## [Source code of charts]
************

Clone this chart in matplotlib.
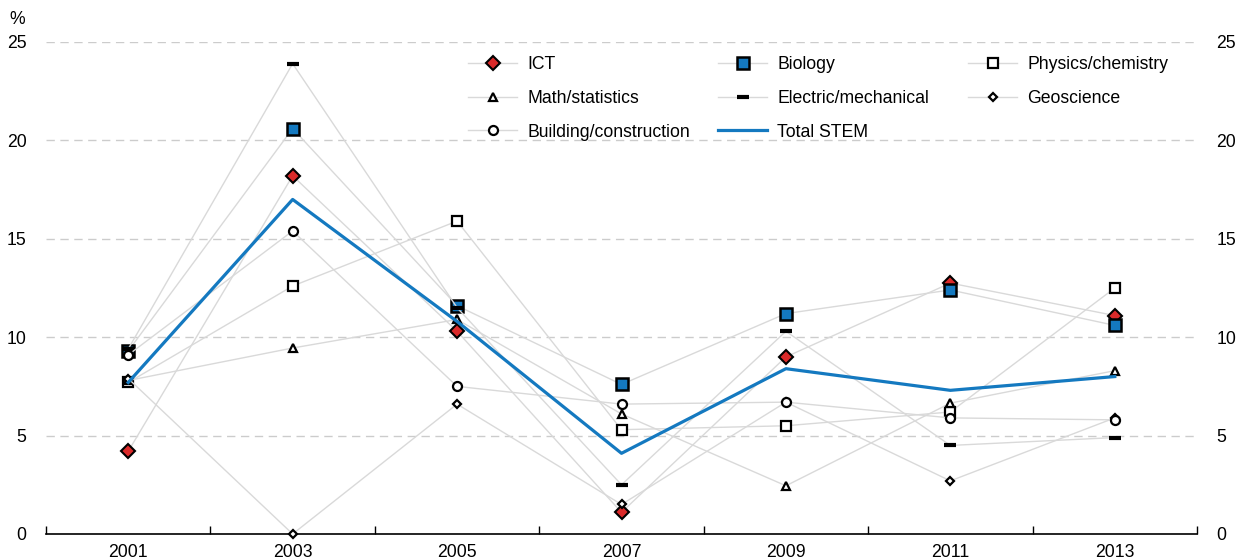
import matplotlib
matplotlib.use('Agg')
import matplotlib.pyplot as plt
import numpy as np

plt.rcParams['font.family'] = ['Liberation Sans', 'DejaVu Sans']

years = ['2001', '2003', '2005', '2007', '2009', '2011', '2013']

ict = [4.2, 18.2, 10.3, 1.1, 9.0, 12.75, 11.1]
biology = [9.3, 20.6, 11.6, 7.6, 11.2, 12.4, 10.6]
physics = [7.7, 12.6, 15.9, 5.3, 5.5, 6.2, 12.5]
math_stat = [7.8, 9.45, 10.9, 6.1, 2.45, 6.65, 8.3]
electric = [9.4, 23.9, 11.5, 2.5, 10.3, 4.5, 4.9]
geoscience = [7.9, 0.0, 6.6, 1.5, 6.7, 2.7, 5.9]
building = [9.1, 15.4, 7.5, 6.6, 6.7, 5.9, 5.8]
total_stem = [7.7, 17.0, 10.8, 4.1, 8.4, 7.3, 8.0]

x = np.arange(len(years))
grey = '#d9d9d9'
red = '#da2a2a'
blue = '#1479c0'
fs = 12.7

fig = plt.figure(figsize=(12.47, 5.6), dpi=100)
ax = fig.add_axes([46 / 1247, 1 - 534 / 560, (1197 - 46) / 1247, (534 - 42) / 560])

common = dict(color=grey, lw=1, mec='black', clip_on=False, zorder=3)
h_ict, = ax.plot(x, ict, marker='D', ms=7, mfc=red, mew=1.5, label='ICT', **common)
h_bio, = ax.plot(x, biology, marker='s', ms=8.5, mfc=blue, mew=1.8, label='Biology', **common)
h_phy, = ax.plot(x, physics, marker='s', ms=7, mfc='white', mew=1.6, label='Physics/chemistry', **common)
h_math, = ax.plot(x, math_stat, marker='^', ms=6, mfc='white', mew=1.6, label='Math/statistics', **common)
h_ele, = ax.plot(x, electric, marker='_', ms=8, mew=3, label='Electric/mechanical', **common)
h_geo, = ax.plot(x, geoscience, marker='D', ms=4.5, mfc='white', mew=1.6, label='Geoscience', **common)
h_bui, = ax.plot(x, building, marker='o', ms=6.5, mfc='white', mew=1.6, label='Building/construction', **common)
h_tot, = ax.plot(x, total_stem, color=blue, lw=2.3, label='Total STEM', zorder=5)

ax.set_xlim(-0.5, len(years) - 0.5)
ax.set_ylim(0, 25)
ax.set_yticks([0, 5, 10, 15, 20, 25])
ax.set_xticks(x)
ax.set_xticklabels(years)
ax.set_xticks(np.arange(-0.5, len(years), 1), minor=True)
ax.tick_params(axis='x', which='major', length=0, labelsize=fs, pad=7)
ax.tick_params(axis='x', which='minor', length=6, direction='in', width=1)
ax.tick_params(axis='y', length=0, labelsize=fs, pad=14,
               labelleft=True, labelright=True)
ax.grid(axis='y', color='#cccccc', ls=(0, (6, 4)), lw=1)
ax.set_axisbelow(True)
for s in ['left', 'right', 'top']:
    ax.spines[s].set_visible(False)
ax.spines['bottom'].set_linewidth(1.2)
fig.text(17 / 1247, 1 - 28 / 560, '%', fontsize=fs, ha='center', va='bottom')

cols = [[h_ict, h_math, h_bui], [h_bio, h_ele, h_tot], [h_phy, h_geo]]
xpos = [468, 718, 968]
for hs, xp in zip(cols, xpos):
    leg = fig.legend(handles=hs, loc='upper left', bbox_to_anchor=(xp / 1247, 1 - 56 / 560),
                     frameon=False, fontsize=fs, ncol=1, handlelength=2.8,
                     handletextpad=0.55, labelspacing=0.95, borderpad=0, borderaxespad=0)

fig.savefig('out.png', dpi=100)
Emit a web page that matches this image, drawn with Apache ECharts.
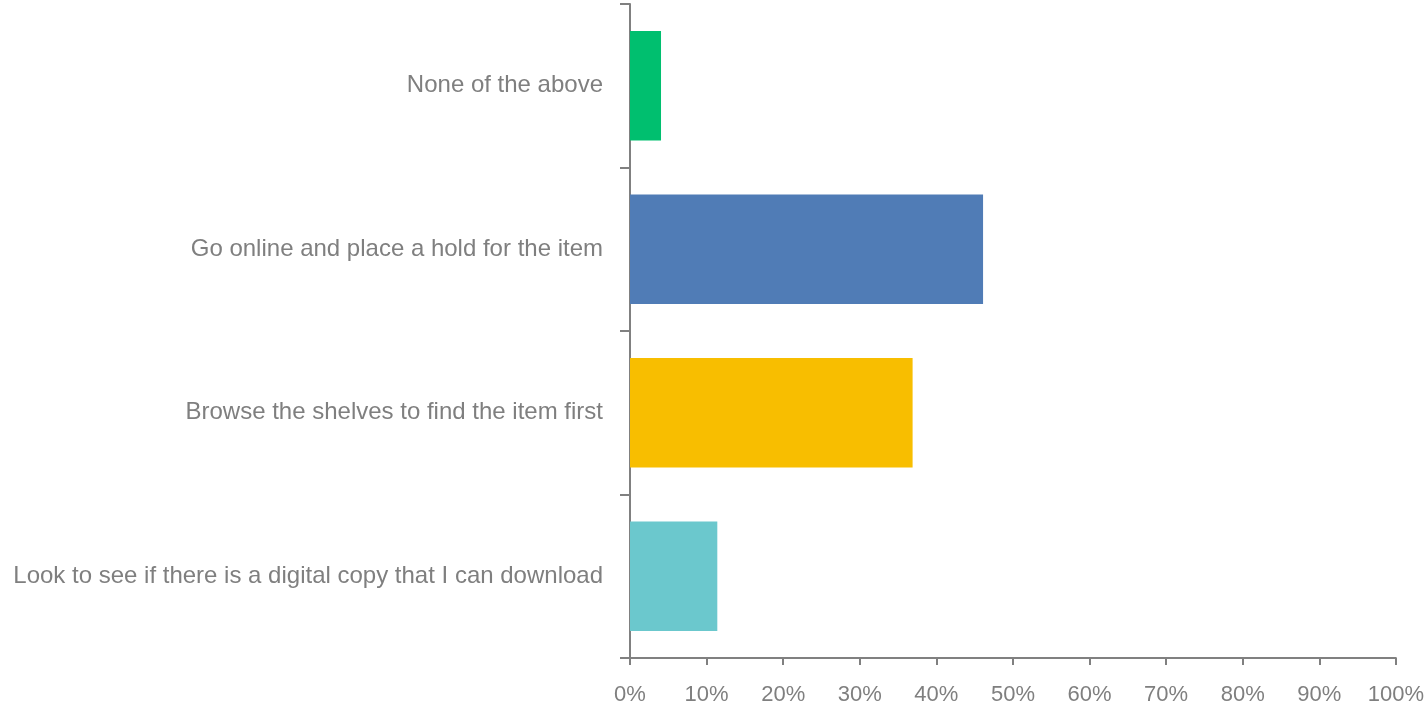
<!DOCTYPE html>
<html>
<head>
<meta charset="utf-8">
<script src="https://cdn.jsdelivr.net/npm/echarts@6/dist/echarts.min.js"></script>
<style>html,body{margin:0;padding:0;background:#fff;}#c{width:1427px;height:707px;}</style>
</head>
<body>
<div id="c"></div>
<script>
const categories = [
  'Look to see if there is a digital copy that I can download',
  'Browse the shelves to find the item first',
  'Go online and place a hold for the item',
  'None of the above'
];
const values = [11.4, 36.9, 46.1, 4.05];
const barColors = ['#6BC8CD', '#F8BE00', '#507CB6', '#00BF6F'];
const xTicks = [0, 10, 20, 30, 40, 50, 60, 70, 80, 90, 100];

const chart = echarts.init(document.getElementById('c'));
chart.setOption({
  animation: false,
  grid: { left: 630, right: 31, top: 4, bottom: 49, containLabel: false },
  xAxis: {
    type: 'value', min: 0, max: 100, interval: 10,
    axisLine: { show: true, lineStyle: { color: '#808080', width: 2 } },
    axisTick: { show: true, length: 7, lineStyle: { color: '#808080', width: 2 } },
    splitLine: { show: false },
    axisLabel: { formatter: v => v + '%', color: '#7f7f7f', fontSize: 22, fontFamily: 'Liberation Sans', margin: 26 }
  },
  yAxis: {
    type: 'category', data: categories,
    axisLine: { show: true, lineStyle: { color: '#808080', width: 2 } },
    axisTick: { show: true, length: 10, lineStyle: { color: '#808080', width: 2 } },
    axisLabel: { color: '#7f7f7f', fontSize: 24, fontFamily: 'Liberation Sans', margin: 27, padding: [4, 0, 0, 0] }
  },
  series: [{
    type: 'bar',
    barCategoryGap: '33%',
    data: values.map((v, i) => ({ value: v, itemStyle: { color: barColors[i] } }))
  }]
});
</script>
</body>
</html>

************

## [SHORT TASK]
Every line of the material is to be quoted exactly, with no pictures carried over.

## [FINAL RESULT]
Clone this chart in matplotlib.
import matplotlib
matplotlib.use('Agg')
import matplotlib.pyplot as plt
import numpy as np

plt.rcParams['font.family'] = ['Liberation Sans', 'DejaVu Sans']

years = ['2001', '2003', '2005', '2007', '2009', '2011', '2013']

ict = [4.2, 18.2, 10.3, 1.1, 9.0, 12.75, 11.1]
biology = [9.3, 20.6, 11.6, 7.6, 11.2, 12.4, 10.6]
physics = [7.7, 12.6, 15.9, 5.3, 5.5, 6.2, 12.5]
math_stat = [7.8, 9.45, 10.9, 6.1, 2.45, 6.65, 8.3]
electric = [9.4, 23.9, 11.5, 2.5, 10.3, 4.5, 4.9]
geoscience = [7.9, 0.0, 6.6, 1.5, 6.7, 2.7, 5.9]
building = [9.1, 15.4, 7.5, 6.6, 6.7, 5.9, 5.8]
total_stem = [7.7, 17.0, 10.8, 4.1, 8.4, 7.3, 8.0]

x = np.arange(len(years))
grey = '#d9d9d9'
red = '#da2a2a'
blue = '#1479c0'
fs = 12.7

fig = plt.figure(figsize=(12.47, 5.6), dpi=100)
ax = fig.add_axes([46 / 1247, 1 - 534 / 560, (1197 - 46) / 1247, (534 - 42) / 560])

common = dict(color=grey, lw=1, mec='black', clip_on=False, zorder=3)
h_ict, = ax.plot(x, ict, marker='D', ms=7, mfc=red, mew=1.5, label='ICT', **common)
h_bio, = ax.plot(x, biology, marker='s', ms=8.5, mfc=blue, mew=1.8, label='Biology', **common)
h_phy, = ax.plot(x, physics, marker='s', ms=7, mfc='white', mew=1.6, label='Physics/chemistry', **common)
h_math, = ax.plot(x, math_stat, marker='^', ms=6, mfc='white', mew=1.6, label='Math/statistics', **common)
h_ele, = ax.plot(x, electric, marker='_', ms=8, mew=3, label='Electric/mechanical', **common)
h_geo, = ax.plot(x, geoscience, marker='D', ms=4.5, mfc='white', mew=1.6, label='Geoscience', **common)
h_bui, = ax.plot(x, building, marker='o', ms=6.5, mfc='white', mew=1.6, label='Building/construction', **common)
h_tot, = ax.plot(x, total_stem, color=blue, lw=2.3, label='Total STEM', zorder=5)

ax.set_xlim(-0.5, len(years) - 0.5)
ax.set_ylim(0, 25)
ax.set_yticks([0, 5, 10, 15, 20, 25])
ax.set_xticks(x)
ax.set_xticklabels(years)
ax.set_xticks(np.arange(-0.5, len(years), 1), minor=True)
ax.tick_params(axis='x', which='major', length=0, labelsize=fs, pad=7)
ax.tick_params(axis='x', which='minor', length=6, direction='in', width=1)
ax.tick_params(axis='y', length=0, labelsize=fs, pad=14,
               labelleft=True, labelright=True)
ax.grid(axis='y', color='#cccccc', ls=(0, (6, 4)), lw=1)
ax.set_axisbelow(True)
for s in ['left', 'right', 'top']:
    ax.spines[s].set_visible(False)
ax.spines['bottom'].set_linewidth(1.2)
fig.text(17 / 1247, 1 - 28 / 560, '%', fontsize=fs, ha='center', va='bottom')

cols = [[h_ict, h_math, h_bui], [h_bio, h_ele, h_tot], [h_phy, h_geo]]
xpos = [468, 718, 968]
for hs, xp in zip(cols, xpos):
    leg = fig.legend(handles=hs, loc='upper left', bbox_to_anchor=(xp / 1247, 1 - 56 / 560),
                     frameon=False, fontsize=fs, ncol=1, handlelength=2.8,
                     handletextpad=0.55, labelspacing=0.95, borderpad=0, borderaxespad=0)

fig.savefig('out.png', dpi=100)
Emit a web page that matches this image, drawn with Apache ECharts.
<!DOCTYPE html>
<html>
<head>
<meta charset="utf-8">
<script src="https://cdn.jsdelivr.net/npm/echarts@6/dist/echarts.min.js"></script>
<style>html,body{margin:0;padding:0;background:#fff;}#c{width:1427px;height:707px;}</style>
</head>
<body>
<div id="c"></div>
<script>
const categories = [
  'Look to see if there is a digital copy that I can download',
  'Browse the shelves to find the item first',
  'Go online and place a hold for the item',
  'None of the above'
];
const values = [11.4, 36.9, 46.1, 4.05];
const barColors = ['#6BC8CD', '#F8BE00', '#507CB6', '#00BF6F'];
const xTicks = [0, 10, 20, 30, 40, 50, 60, 70, 80, 90, 100];

const chart = echarts.init(document.getElementById('c'));
chart.setOption({
  animation: false,
  grid: { left: 630, right: 31, top: 4, bottom: 49, containLabel: false },
  xAxis: {
    type: 'value', min: 0, max: 100, interval: 10,
    axisLine: { show: true, lineStyle: { color: '#808080', width: 2 } },
    axisTick: { show: true, length: 7, lineStyle: { color: '#808080', width: 2 } },
    splitLine: { show: false },
    axisLabel: { formatter: v => v + '%', color: '#7f7f7f', fontSize: 22, fontFamily: 'Liberation Sans', margin: 26 }
  },
  yAxis: {
    type: 'category', data: categories,
    axisLine: { show: true, lineStyle: { color: '#808080', width: 2 } },
    axisTick: { show: true, length: 10, lineStyle: { color: '#808080', width: 2 } },
    axisLabel: { color: '#7f7f7f', fontSize: 24, fontFamily: 'Liberation Sans', margin: 27, padding: [4, 0, 0, 0] }
  },
  series: [{
    type: 'bar',
    barCategoryGap: '33%',
    data: values.map((v, i) => ({ value: v, itemStyle: { color: barColors[i] } }))
  }]
});
</script>
</body>
</html>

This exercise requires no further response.